However, the specialized optics required by AR headsets have so far proved to be a stumbling block for the industry. In VR headsets, there is rapidly growing usage of unconventional lens types to solve the deficiencies of the Fresnel lens architectures that previously dominated. For AR, an industry of specialized, often fabless, optics firms has sprung up, offering a diverse range of technologies to headset manufacturers that are just as active in this space. Optics are a key enabling technology for spatial computing, driving substantial innovation and growth in the XR optics industry, which is expected to grow at a CAGR of 23% from 2024 to 2034.
 
Major choices of AR optical combiner
Major choices of lens for VR
 
The report covers optical combiners and waveguides for AR and lenses for VR, with additional focus placed on prescription correction and encapsulation for waveguides, and the specialized optical materials industry supporting these technologies. Key themes across all technologies, including the maximization of field of view and eyebox, solving the vergence-accommodation conflict, and efforts to improve color rendition are discussed and compared. The activities of headset firms and ecosystem enablers, the demands of end users and other wider market forces are highlighted. The technologies likely to dominate the market are identified with extensive justification, providing a clear sense of future industry development.
 
Thirteen distinct classes of XR optical technology are analyzed in detail, including surface relief grating diffractive waveguides, holographic waveguides, reflective waveguides, birdbath combiners, Fresnel lenses, pancake lenses and geometric phase lens arrays. This analysis includes:
  • In-depth technological and market discussion, tracking innovations, trends and players. Includes market case studies.
  • Benchmarking on 12 technological and commercial factors.
  • Application suitability analysis for narrow or wide FoV AR or VR headsets depending on technology class.
  • 10-year forecasts for adoption, units sold, and revenue for each technology in VR and narrow/wide FoV AR.
 
Additionally, overall forecasts from 2024-2034 for the VR and AR headset industries that form the market for these display technologies are provided, alongside historical data. Furthermore, high-level demand forecasts for specialized optical materials to serve this market are provided, with key potential opportunities provided. Conclusions on the evolving future of the XR optics market are identified.
 
This report forms part of IDTechEx's wider XR portfolio, including "Displays for Virtual, Augmented and Mixed Reality", "Virtual Reality & Augmented Reality Headsets" and "Micro-LED Displays". It updates the already-comprehensive 2022 edition of the report with even deeper market insight into this rapidly changing industry, including a substantial improvement to benchmarking methodology, analysis of the rapid rise of pancake lenses in VR, and expanded discussion of waveguide manufacturing processes and prescription correction in AR.
 
IDTechEx's methodology involved extensive primary and secondary research with a key focus on interviewing executives and engineers within the display and wider XR ecosystems, in addition to attendance of major conferences including CES, SID Display Week, Laval Virtual and AWE Europe.
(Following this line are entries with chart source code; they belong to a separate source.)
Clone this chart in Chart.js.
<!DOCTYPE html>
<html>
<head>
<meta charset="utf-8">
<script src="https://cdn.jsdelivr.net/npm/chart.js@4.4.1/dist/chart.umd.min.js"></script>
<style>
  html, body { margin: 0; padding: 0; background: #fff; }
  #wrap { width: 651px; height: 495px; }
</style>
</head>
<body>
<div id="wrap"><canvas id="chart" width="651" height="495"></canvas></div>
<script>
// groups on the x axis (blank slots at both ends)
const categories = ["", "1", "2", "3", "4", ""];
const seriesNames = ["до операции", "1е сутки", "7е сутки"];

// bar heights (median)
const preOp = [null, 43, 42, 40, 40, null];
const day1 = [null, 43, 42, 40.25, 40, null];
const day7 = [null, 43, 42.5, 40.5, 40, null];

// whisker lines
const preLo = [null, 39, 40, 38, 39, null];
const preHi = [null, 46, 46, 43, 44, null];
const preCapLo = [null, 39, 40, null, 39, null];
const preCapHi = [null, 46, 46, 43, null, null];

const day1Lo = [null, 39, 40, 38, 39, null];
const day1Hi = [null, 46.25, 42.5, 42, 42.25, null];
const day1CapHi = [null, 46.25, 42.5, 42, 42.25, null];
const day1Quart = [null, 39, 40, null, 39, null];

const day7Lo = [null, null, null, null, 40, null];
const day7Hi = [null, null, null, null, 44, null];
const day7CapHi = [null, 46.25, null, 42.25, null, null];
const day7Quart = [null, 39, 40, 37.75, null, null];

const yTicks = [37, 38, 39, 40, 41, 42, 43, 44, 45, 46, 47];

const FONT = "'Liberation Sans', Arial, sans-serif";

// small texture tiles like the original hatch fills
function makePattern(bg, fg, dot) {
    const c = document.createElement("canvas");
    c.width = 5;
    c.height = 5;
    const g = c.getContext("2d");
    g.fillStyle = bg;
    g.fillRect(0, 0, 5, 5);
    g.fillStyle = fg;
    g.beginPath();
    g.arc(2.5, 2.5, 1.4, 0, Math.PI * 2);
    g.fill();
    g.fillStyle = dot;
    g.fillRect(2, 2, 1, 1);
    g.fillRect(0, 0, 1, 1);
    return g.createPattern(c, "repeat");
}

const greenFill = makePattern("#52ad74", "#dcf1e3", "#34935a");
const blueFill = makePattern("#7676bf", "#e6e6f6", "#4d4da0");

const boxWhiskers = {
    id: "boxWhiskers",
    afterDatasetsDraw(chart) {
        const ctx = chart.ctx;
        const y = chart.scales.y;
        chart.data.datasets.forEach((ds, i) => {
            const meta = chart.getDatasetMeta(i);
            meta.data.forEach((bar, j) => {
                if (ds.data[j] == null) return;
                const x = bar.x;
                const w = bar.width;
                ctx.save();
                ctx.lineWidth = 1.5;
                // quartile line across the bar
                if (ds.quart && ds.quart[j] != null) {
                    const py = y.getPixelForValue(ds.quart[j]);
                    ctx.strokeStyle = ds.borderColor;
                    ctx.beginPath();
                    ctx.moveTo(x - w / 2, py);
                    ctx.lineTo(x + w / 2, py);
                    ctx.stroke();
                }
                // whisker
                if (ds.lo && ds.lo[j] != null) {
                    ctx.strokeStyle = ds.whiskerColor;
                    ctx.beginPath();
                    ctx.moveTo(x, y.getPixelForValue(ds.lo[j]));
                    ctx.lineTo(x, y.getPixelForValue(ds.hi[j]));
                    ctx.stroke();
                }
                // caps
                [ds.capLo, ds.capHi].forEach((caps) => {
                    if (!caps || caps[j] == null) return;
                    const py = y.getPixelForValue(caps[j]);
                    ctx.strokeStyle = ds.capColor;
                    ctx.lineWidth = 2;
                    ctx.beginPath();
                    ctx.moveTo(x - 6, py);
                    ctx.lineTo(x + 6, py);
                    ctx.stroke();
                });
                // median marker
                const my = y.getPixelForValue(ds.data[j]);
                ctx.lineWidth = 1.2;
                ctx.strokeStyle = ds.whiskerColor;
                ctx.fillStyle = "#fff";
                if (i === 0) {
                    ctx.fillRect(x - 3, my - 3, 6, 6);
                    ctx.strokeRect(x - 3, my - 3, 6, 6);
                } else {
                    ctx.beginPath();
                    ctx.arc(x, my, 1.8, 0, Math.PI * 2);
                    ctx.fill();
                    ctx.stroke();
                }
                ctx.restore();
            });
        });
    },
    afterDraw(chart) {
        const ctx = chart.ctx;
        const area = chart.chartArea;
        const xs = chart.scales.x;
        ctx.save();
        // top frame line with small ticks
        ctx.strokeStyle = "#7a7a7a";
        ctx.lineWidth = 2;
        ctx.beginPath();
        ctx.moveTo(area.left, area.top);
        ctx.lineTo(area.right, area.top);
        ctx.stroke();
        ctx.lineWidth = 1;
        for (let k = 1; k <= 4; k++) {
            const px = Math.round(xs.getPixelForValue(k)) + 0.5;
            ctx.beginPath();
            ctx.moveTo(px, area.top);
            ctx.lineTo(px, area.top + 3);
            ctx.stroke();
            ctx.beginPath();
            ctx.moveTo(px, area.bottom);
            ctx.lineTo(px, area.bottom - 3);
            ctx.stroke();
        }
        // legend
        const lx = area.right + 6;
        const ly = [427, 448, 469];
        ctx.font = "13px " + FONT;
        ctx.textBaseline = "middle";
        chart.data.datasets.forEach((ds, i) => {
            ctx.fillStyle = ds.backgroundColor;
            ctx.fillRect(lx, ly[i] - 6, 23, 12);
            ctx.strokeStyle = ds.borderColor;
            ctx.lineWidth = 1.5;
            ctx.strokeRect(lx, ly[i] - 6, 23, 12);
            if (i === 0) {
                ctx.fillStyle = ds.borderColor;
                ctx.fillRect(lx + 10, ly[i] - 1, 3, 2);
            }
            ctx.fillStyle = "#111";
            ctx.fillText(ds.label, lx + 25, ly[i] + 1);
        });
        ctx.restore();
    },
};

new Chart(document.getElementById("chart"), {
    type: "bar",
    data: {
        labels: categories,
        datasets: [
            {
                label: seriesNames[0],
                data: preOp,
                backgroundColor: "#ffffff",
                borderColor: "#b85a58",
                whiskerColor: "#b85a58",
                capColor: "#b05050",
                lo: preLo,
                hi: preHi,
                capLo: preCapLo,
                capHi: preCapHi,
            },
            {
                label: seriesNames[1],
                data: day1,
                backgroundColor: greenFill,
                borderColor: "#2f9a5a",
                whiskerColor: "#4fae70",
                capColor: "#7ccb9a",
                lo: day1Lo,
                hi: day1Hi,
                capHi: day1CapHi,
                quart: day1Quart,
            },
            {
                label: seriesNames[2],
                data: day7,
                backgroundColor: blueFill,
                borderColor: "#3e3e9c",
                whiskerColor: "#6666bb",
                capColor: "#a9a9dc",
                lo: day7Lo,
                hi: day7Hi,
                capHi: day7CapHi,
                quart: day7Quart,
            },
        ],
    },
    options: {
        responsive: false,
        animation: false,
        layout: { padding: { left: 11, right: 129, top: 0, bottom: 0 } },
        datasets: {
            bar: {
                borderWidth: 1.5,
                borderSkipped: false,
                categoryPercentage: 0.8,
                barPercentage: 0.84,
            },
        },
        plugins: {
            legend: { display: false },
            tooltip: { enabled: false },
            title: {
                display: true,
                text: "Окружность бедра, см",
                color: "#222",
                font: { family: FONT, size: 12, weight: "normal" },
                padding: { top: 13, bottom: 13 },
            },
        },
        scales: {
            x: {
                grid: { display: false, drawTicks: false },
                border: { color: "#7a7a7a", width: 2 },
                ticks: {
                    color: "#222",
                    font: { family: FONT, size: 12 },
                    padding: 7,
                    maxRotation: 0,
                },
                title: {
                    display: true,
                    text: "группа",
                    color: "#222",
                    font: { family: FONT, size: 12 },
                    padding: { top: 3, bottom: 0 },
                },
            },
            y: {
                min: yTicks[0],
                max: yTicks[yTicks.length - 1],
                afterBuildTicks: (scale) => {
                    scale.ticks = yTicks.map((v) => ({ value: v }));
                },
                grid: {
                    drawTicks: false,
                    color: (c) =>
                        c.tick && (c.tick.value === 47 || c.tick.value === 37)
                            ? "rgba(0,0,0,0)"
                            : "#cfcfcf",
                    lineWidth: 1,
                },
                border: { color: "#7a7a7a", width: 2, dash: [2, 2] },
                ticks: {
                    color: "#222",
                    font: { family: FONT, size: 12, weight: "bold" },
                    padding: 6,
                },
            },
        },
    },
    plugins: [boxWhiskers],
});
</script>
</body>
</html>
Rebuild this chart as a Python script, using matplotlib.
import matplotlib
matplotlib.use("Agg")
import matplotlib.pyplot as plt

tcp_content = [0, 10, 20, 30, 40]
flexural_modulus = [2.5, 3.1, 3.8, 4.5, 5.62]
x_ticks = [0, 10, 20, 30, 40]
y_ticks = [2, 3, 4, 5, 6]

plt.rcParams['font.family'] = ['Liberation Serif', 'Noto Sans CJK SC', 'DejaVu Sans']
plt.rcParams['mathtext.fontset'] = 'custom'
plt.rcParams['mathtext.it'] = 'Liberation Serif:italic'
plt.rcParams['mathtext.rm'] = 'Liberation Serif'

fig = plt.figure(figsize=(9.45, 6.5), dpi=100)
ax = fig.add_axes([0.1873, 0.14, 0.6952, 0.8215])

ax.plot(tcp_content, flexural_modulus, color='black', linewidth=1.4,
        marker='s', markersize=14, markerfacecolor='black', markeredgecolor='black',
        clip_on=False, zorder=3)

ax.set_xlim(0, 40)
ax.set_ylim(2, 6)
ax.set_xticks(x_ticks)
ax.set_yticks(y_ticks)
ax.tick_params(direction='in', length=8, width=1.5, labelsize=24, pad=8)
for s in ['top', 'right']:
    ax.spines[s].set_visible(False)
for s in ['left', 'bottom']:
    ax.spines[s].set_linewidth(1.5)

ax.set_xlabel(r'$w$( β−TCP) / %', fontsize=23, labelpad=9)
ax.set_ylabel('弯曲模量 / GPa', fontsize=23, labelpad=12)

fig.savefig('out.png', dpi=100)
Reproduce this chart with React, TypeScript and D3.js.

It provides over 30 company profiles as well as further case studies of important developments in the XR optics world.
 
Unique position and experience behind this report
IDTechEx has been covering the VR, AR and MR industry since 2015, staying close to the technical and market developments, interviewing key players worldwide, attending numerous conferences and delivering multiple consulting projects. IDTechEx's long history within this area has provided it a unique ability to curate a network within this space, bolstering its analysis in this report.
 
Our report assesses the VR, AR and MR optics market in detail, evaluating the different constituent technologies, potential adoption barriers, and the difficulties of competing in this crowded space. We also develop granular 10-year market forecasts and assessments of the potential for success of the technologies covered, as well as supporting high-level material demands. This analysis includes:
 
Technology trends & player analysis
  • An introduction to the VR, AR and MR headset market, including analysis of key trends, expected market entrance from major players and assessment of the competitive landscape.
  • Introduction to the optical requirements of XR devices, including the differences between categories of device.
  • For thirteen distinct optical combiner and lens technologies, technological background, expected innovations, analysis of important players, overview of the ecosystem. Discussion of further technologies also included.
  • Over 30 company profiles included including interviews.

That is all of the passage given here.